On Thu, May 15, 2014 at 11:01 AM, Johan De Meersman <vegivamp@stripped> wrote:
> ----- Original Message -----
>> From: "Larry Martell" <larry.martell@stripped>
>> Subject: Re: Performance boost by splitting up large table?
>> This table is queried based on requests from the users. There are 10
>> different lookup columns they can specify, and they can provide any or
> That makes it rather more of a bother, as MySQL can't (yet) skip columns in an index,
> as far as I'm aware. Someone please correct me if I'm wrong here.
>> all of these. Currently each one of the columns has an index on it.
> I'm a bit fuzzy on multiple-index queries, but I think support isn't all too sharp.

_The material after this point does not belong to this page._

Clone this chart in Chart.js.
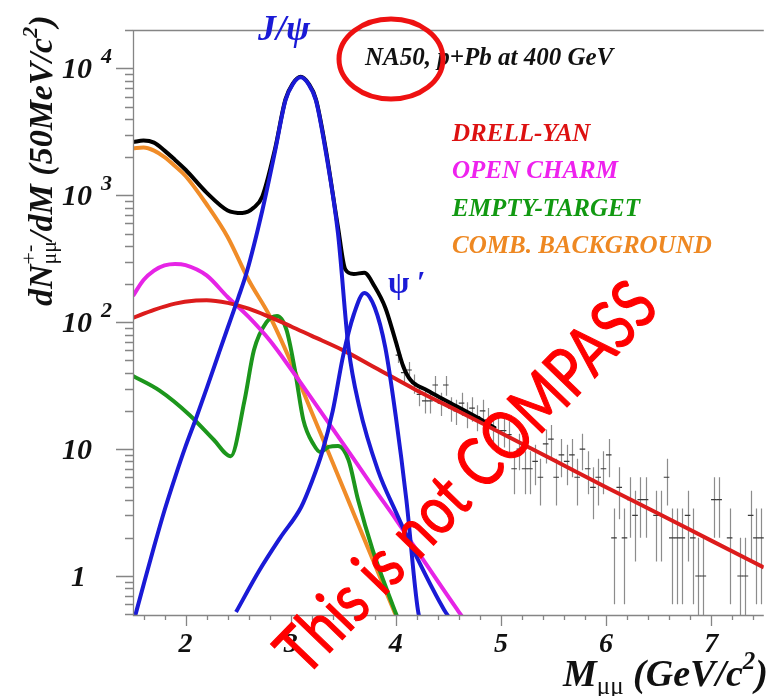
<!DOCTYPE html>
<html>
<head>
<meta charset="utf-8">
<script src="https://cdn.jsdelivr.net/npm/chart.js@4.4.1/dist/chart.umd.min.js"></script>
<style>
  html, body { margin: 0; padding: 0; background: #fff; overflow: hidden; }
  canvas { display: block; }
</style>
</head>
<body>
<canvas id="massChart" width="769" height="696"></canvas>
<script>
// NA50 p+Pb at 400 GeV, dimuon mass spectrum (yield per 50 MeV/c^2)

const dyMass = [1.5, 1.7, 1.9, 2.1, 2.2, 2.4, 2.6, 2.8, 3.0, 3.2, 3.5, 3.8, 4.2, 4.6, 5.0, 5.5, 6.0, 6.5, 7.0, 7.5];
const dyYield = [108, 125, 140, 148, 149, 142, 128, 110, 93, 78, 60, 44, 29, 19.8, 13.4, 8.2, 5.0, 3.1, 1.9, 1.17];

const charmMass = [1.5, 1.6, 1.7, 1.8, 1.9, 2.0, 2.2, 2.4, 2.6, 2.8, 3.0, 3.2, 3.5, 3.8, 4.0, 4.3, 4.6, 4.7];
const charmYield = [161, 215, 255, 280, 288, 282, 234, 158, 110, 72, 43, 25, 11, 4.8, 2.8, 1.2, 0.52, 0.4];

const emptyMass = [1.5, 1.75, 2.04, 2.27, 2.43, 2.56, 2.65, 2.77, 2.87, 2.96, 3.04, 3.12, 3.22, 3.28, 3.36, 3.45, 3.55, 3.64, 3.78, 3.97, 4.05];
const emptyYield = [37.7, 29, 18.5, 11.8, 8.8, 24, 60, 100, 112, 87, 42, 17, 10.8, 9.5, 10.4, 10.6, 8.2, 4, 1.6, 0.59, 0.4];

const combMass = [1.5, 1.6, 1.7, 1.8, 1.9, 2.0, 2.2, 2.4, 2.6, 2.8, 3.0, 3.2, 3.4, 3.6, 3.8, 4.0];
const combYield = [2350, 2380, 2250, 2000, 1700, 1420, 850, 470, 215, 112, 49, 19.5, 7.8, 3.1, 1.23, 0.49];

const jpsiMass = [1.5, 1.6, 1.7, 1.8, 1.9, 2.0, 2.1, 2.2, 2.3, 2.4, 2.5, 2.58, 2.73, 2.85, 2.95, 3.02, 3.095, 3.17, 3.24, 3.33, 3.45, 3.55, 3.65, 3.83, 4.0, 4.2, 4.46, 4.55];
const jpsiYield = [0.42, 0.85, 1.7, 3.3, 6.0, 10.5, 17.5, 30, 52, 90, 155, 245, 760, 2200, 5600, 7500, 8500, 7500, 5600, 2300, 500, 63, 22, 6.8, 3.2, 1.4, 0.54, 0.42];

const psiPMass = [2.48, 2.7, 2.9, 3.1, 3.2, 3.3, 3.4, 3.5, 3.6, 3.7, 3.8, 3.9, 4.0, 4.1, 4.21, 4.3];
const psiPYield = [0.52, 1.1, 2.0, 3.5, 5.5, 9.5, 20, 55, 115, 170, 130, 63, 18, 4, 0.54, 0.3];

const fitMass = [1.5, 1.6, 1.7, 1.8, 1.9, 2.0, 2.2, 2.4, 2.54, 2.65, 2.73, 2.85, 2.95, 3.02, 3.095, 3.17, 3.24, 3.33, 3.45, 3.52, 3.6, 3.7, 3.8, 3.9, 3.99, 4.07, 4.14, 4.3, 4.46, 4.77, 4.95];
const fitYield = [2630, 2700, 2600, 2250, 1900, 1590, 1050, 760, 725, 800, 980, 2300, 5700, 7600, 8600, 7600, 5700, 2400, 560, 260, 240, 245, 190, 130, 75, 45, 35, 29, 24.5, 17.8, 14.5];

// measured points above 4 GeV (bin centres, counts, vertical errors)
const binMass = [
  4.025, 4.075, 4.125, 4.175, 4.225, 4.275, 4.325, 4.375, 4.425, 4.475,
  4.525, 4.575, 4.625, 4.675, 4.725, 4.775, 4.825, 4.875, 4.925, 4.975,
  5.025, 5.075, 5.125, 5.175, 5.225, 5.275, 5.325, 5.375, 5.425, 5.475,
  5.525, 5.575, 5.625, 5.675, 5.725, 5.775, 5.825, 5.875, 5.925, 5.975,
  6.025, 6.075, 6.125, 6.175, 6.225, 6.275, 6.325, 6.375, 6.425, 6.475,
  6.525, 6.575, 6.625, 6.675, 6.725, 6.775, 6.825, 6.875, 6.925, 6.975,
  7.025, 7.075, 7.125, 7.175, 7.225, 7.275, 7.325, 7.375, 7.425, 7.475];
const binCounts = [
  55, 40, 42, 33, 27, 24, 24, 32, 23, 32,
  21, 20, 23, 19, 21, 18, 20, 17, 15, 14,
  14, 13, 7, 10, 7, 7, 8, 6, 11, 12,
  6, 9, 8, 9, 6, 10, 7, 5, 6, 7,
  9, 2, 5, 2, 4, 3, 4, 4, null, 3,
  3, 6, 2, 2, 2, 3, 2, 1, 1, null,
  4, 4, null, 2, null, 1, 1, 3, 2, 2];
const binErrors = [
  7.4, 6.3, 6.5, 5.7, 5.2, 4.9, 4.9, 5.7, 4.8, 5.7,
  4.6, 4.5, 4.8, 4.4, 4.6, 4.2, 4.5, 4.1, 3.9, 3.7,
  3.7, 3.6, 2.6, 3.2, 2.6, 2.6, 2.8, 2.4, 3.3, 3.5,
  2.4, 3.0, 2.8, 3.0, 2.4, 3.2, 2.6, 2.2, 2.4, 2.6,
  3.0, 1.4, 2.2, 1.4, 2.0, 1.7, 2.0, 2.0, null, 1.7,
  1.7, 2.4, 1.4, 1.4, 1.4, 1.7, 1.4, 1.0, 1.0, null,
  2.0, 2.0, null, 1.4, null, 1.0, 1.0, 1.7, 1.4, 1.4];

const xTicks = [2, 3, 4, 5, 6, 7];
const xTickLabels = ['2', '3', '4', '5', '6', '7'];
const yTicks = [1, 10, 100, 1000, 10000];
const yTickLabels = [['1', ''], ['10', ''], ['10', '2'], ['10', '3'], ['10', '4']];

const legendLabels = ['DRELL-YAN', 'OPEN CHARM', 'EMPTY-TARGET', 'COMB. BACKGROUND'];

const C_RED = '#dc1c1c', C_MAG = '#e624e6', C_GREEN = '#1c961c', C_ORANGE = '#f08c28', C_BLUE = '#1a1ad6';
const legendColors = ['#dd1111', '#ee22ee', '#119911', '#ee8822'];

const BI = px => `bold italic ${px}px "Liberation Serif"`;
const RG = px => `${px}px "Liberation Serif"`;

const pts = (mass, vals) => mass.map((m, i) => ({ x: m, y: vals[i] })).filter(p => p.y !== null);

function curve(label, mass, vals, color, order) {
  return {
    type: 'line', label, data: pts(mass, vals), borderColor: color, borderWidth: 4,
    pointRadius: 0, fill: false, cubicInterpolationMode: 'monotone', order, clip: 0
  };
}

// draw text pieces one after another, [text, font, dy]
function rich(ctx, x, y, parts) {
  for (const p of parts) {
    if (Array.isArray(p[0])) {           // stacked sup/sub pair
      let w = 0;
      for (const q of p) { ctx.font = q[1]; ctx.fillText(q[0], x, y + q[2]); w = Math.max(w, ctx.measureText(q[0]).width); }
      x += w;
    } else {
      ctx.font = p[1]; ctx.fillText(p[0], x, y + p[2]);
      x += ctx.measureText(p[0]).width;
    }
  }
  return x;
}

const errorBars = {
  id: 'errorBars',
  beforeDatasetsDraw(chart) {
    const { ctx, chartArea: a, scales: { x, y } } = chart;
    ctx.save();
    ctx.beginPath(); ctx.rect(a.left, a.top, a.right - a.left, a.bottom - a.top); ctx.clip();
    ctx.strokeStyle = '#8c8c8c'; ctx.lineWidth = 1.2;
    binMass.forEach((m, i) => {
      const n = binCounts[i], e = binErrors[i];
      if (n === null) return;
      const px = Math.round(x.getPixelForValue(m)) + 0.5;
      const top = y.getPixelForValue(n + e);
      const bot = n - e > 0 ? y.getPixelForValue(n - e) : a.bottom + 5;
      ctx.beginPath(); ctx.moveTo(px, top); ctx.lineTo(px, bot); ctx.stroke();
    });
    ctx.restore();
  }
};

const rootAxes = {
  id: 'rootAxes',
  afterDatasetsDraw(chart) {
    const { ctx, chartArea: a, scales: { x, y } } = chart;
    ctx.save();
    ctx.strokeStyle = '#858585'; ctx.lineWidth = 1.3;
    ctx.beginPath();
    ctx.moveTo(a.right, a.top + 0.5); ctx.lineTo(a.left + 0.5, a.top + 0.5);
    ctx.lineTo(a.left + 0.5, a.bottom + 0.5); ctx.lineTo(a.right, a.bottom + 0.5);
    ctx.stroke();

    // x ticks (outside, below the frame)
    ctx.beginPath();
    for (let v = 1.6; v < 7.5; v += 0.2) {
      const px = Math.round(x.getPixelForValue(v)) + 0.5;
      const major = Math.abs(v - Math.round(v)) < 0.01;
      ctx.moveTo(px, a.bottom); ctx.lineTo(px, a.bottom + (major ? 11 : 5));
    }
    ctx.stroke();

    // y ticks (outside, left of the frame)
    ctx.beginPath();
    for (let e = -1; e <= 4; e++) {
      for (let k = 1; k <= 9; k++) {
        const v = k * Math.pow(10, e);
        if (v < y.min || v > y.max) continue;
        const py = Math.round(y.getPixelForValue(v)) + 0.5;
        ctx.moveTo(a.left, py); ctx.lineTo(a.left - (k === 1 ? 17 : 8), py);
      }
    }
    ctx.stroke();
    ctx.restore();
  },
  afterDraw(chart) {
    const { ctx, chartArea: a, scales: { x, y } } = chart;
    ctx.save();
    ctx.fillStyle = '#111';
    ctx.textBaseline = 'alphabetic';

    // x tick labels
    ctx.font = BI(28); ctx.textAlign = 'center';
    xTicks.forEach((v, i) => ctx.fillText(xTickLabels[i], x.getPixelForValue(v), 652));

    // y tick labels, "10" with raised exponent
    yTicks.forEach((v, i) => {
      const py = y.getPixelForValue(v);
      ctx.font = BI(30); ctx.textAlign = 'right';
      ctx.fillText(yTickLabels[i][0], yTickLabels[i][0] === '1' ? 86 : 92, py + 10);
      if (yTickLabels[i][1]) {
        ctx.font = BI(22); ctx.textAlign = 'left';
        ctx.fillText(yTickLabels[i][1], 101, py - 5);
      }
    });

    // axis titles
    ctx.textAlign = 'left';
    rich(ctx, 563, 686, [['M', BI(38), 0], ['\u03bc\u03bc', RG(25), 8], [' (GeV/c', BI(38), 0], ['2', BI(25), -17], [')', BI(38), 0]]);

    ctx.save();
    ctx.translate(52, 306);
    ctx.rotate(-Math.PI / 2);
    rich(ctx, 0, 0, [['dN', BI(34), 0], [['+-', RG(22), -16], ['\u03bc\u03bc', RG(22), 4]], ['/dM (50MeV/c', BI(34), 0], ['2', BI(22), -15], [')', BI(34), 0]]);
    ctx.restore();

    // header and legend text
    ctx.font = BI(25);
    ctx.fillText('NA50, p+Pb at 400 GeV', 365, 65);
    legendLabels.forEach((t, i) => {
      ctx.fillStyle = legendColors[i];
      ctx.fillText(t, 452, [141, 178, 216, 253][i]);
    });

    // peak labels
    ctx.fillStyle = C_BLUE;
    ctx.font = BI(36);
    ctx.fillText('J/\u03c8', 258, 40);
    ctx.font = `bold 31px "Liberation Serif"`;
    ctx.fillText('\u03c8 \u2032', 388, 293);

    // red annotation ellipse around the experiment name
    ctx.strokeStyle = '#ee1111'; ctx.lineWidth = 5;
    ctx.beginPath(); ctx.ellipse(391, 59, 52, 40, 0, 0, Math.PI * 2); ctx.stroke();

    // watermark
    ctx.save();
    ctx.translate(483, 494);
    ctx.rotate(-46 * Math.PI / 180);
    ctx.scale(0.8, 1);
    ctx.fillStyle = '#ff0000';
    ctx.strokeStyle = '#ff0000';
    ctx.lineWidth = 1.2;
    ctx.font = '68px Lato';
    ctx.textAlign = 'center';
    ctx.fillText('This is not COMPASS', 0, 0);
    ctx.strokeText('This is not COMPASS', 0, 0);
    ctx.restore();

    ctx.restore();
  }
};

new Chart(document.getElementById('massChart'), {
  type: 'line',
  data: {
    datasets: [
      curve('J/psi', jpsiMass, jpsiYield, C_BLUE, 0),
      curve("psi'", psiPMass, psiPYield, C_BLUE, 0),
      curve('Drell-Yan', dyMass, dyYield, C_RED, 1),
      curve('Open charm', charmMass, charmYield, C_MAG, 2),
      curve('Empty target', emptyMass, emptyYield, C_GREEN, 3),
      curve('Comb. background', combMass, combYield, C_ORANGE, 4),
      curve('Total fit', fitMass, fitYield, '#000', 5),
      {
        type: 'scatter', label: 'Data', order: 6, clip: 0,
        data: pts(binMass, binCounts),
        pointStyle: 'line', pointRadius: 2.8, borderColor: '#3a3a3a', borderWidth: 1.2, showLine: false
      }
    ]
  },
  options: {
    responsive: false,
    devicePixelRatio: 1,
    animation: false,
    layout: { padding: { left: 133, top: 30, right: 0, bottom: 81 } },
    scales: {
      x: { type: 'linear', min: 1.5, max: 7.5, display: false },
      y: { type: 'logarithmic', min: 0.493, max: 20070, display: false }
    },
    plugins: { legend: { display: false }, tooltip: { enabled: false } }
  },
  plugins: [errorBars, rootAxes]
});
</script>
</body>
</html>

>> Would it be beneficial to create an index with all 10? Rarely are all
>> 10 specified in the query. Typically it's 3 or 4. Would it be
>> worthwhile to see which are much commonly specified and create an
>> index with just those? Or would it be better to put the commonly
>> selected columns on the index with the lookup columns?
> You may want to grab a day or week's worth of queries (either general_log with all
> the overhead and disk space that entails, or tcpdump) and pump that through
> pt-query-digest (Percona Toolkit) to see which combinations of fields are most often used,
> and add the necessary covering indices to help those queries.
We have a log going back over 2 years with over 200,000 queries, and
I've written python scripts to give the frequency of the column pulled
for the report and the column used for filtering. Not surprising, a
very small number of each are used most of the time, and a huge number
used just 1 or 2 times. I'll be digging into that next week.
> A few points to keep in mind during analysis:
> * order of fields in the where clause is largely irrelevant (although
> most-selective-first is preferred)
> * not all the fields in the index must be queried; but you MUST query a full prefix
> -> ie, for index (a, b, c, d) you can query (a, b) but for (a, c) only (a) will
> be used
> * every index constitutes a (small) performance penalty upon table updates, so don't
> go too wild either :-)
> Also helpful:
> * plenty of memory, at least enough to keep the working set in memory
> * faster disks (SSD, or FusionIO things) helps bundles for data that doesn't fit in
The db host is running with 250GB memory, db size is 470GB, spinning
2.5” 15k rpm drives, and 40 cores.
> * if you notice a tendency for multiple users (say, a dozen) to run identical
> queries (and that means /bitwise/ identical query text, down to the last space), the query
> cache might help. Don't make it too big, though, a couple of meg should suffice.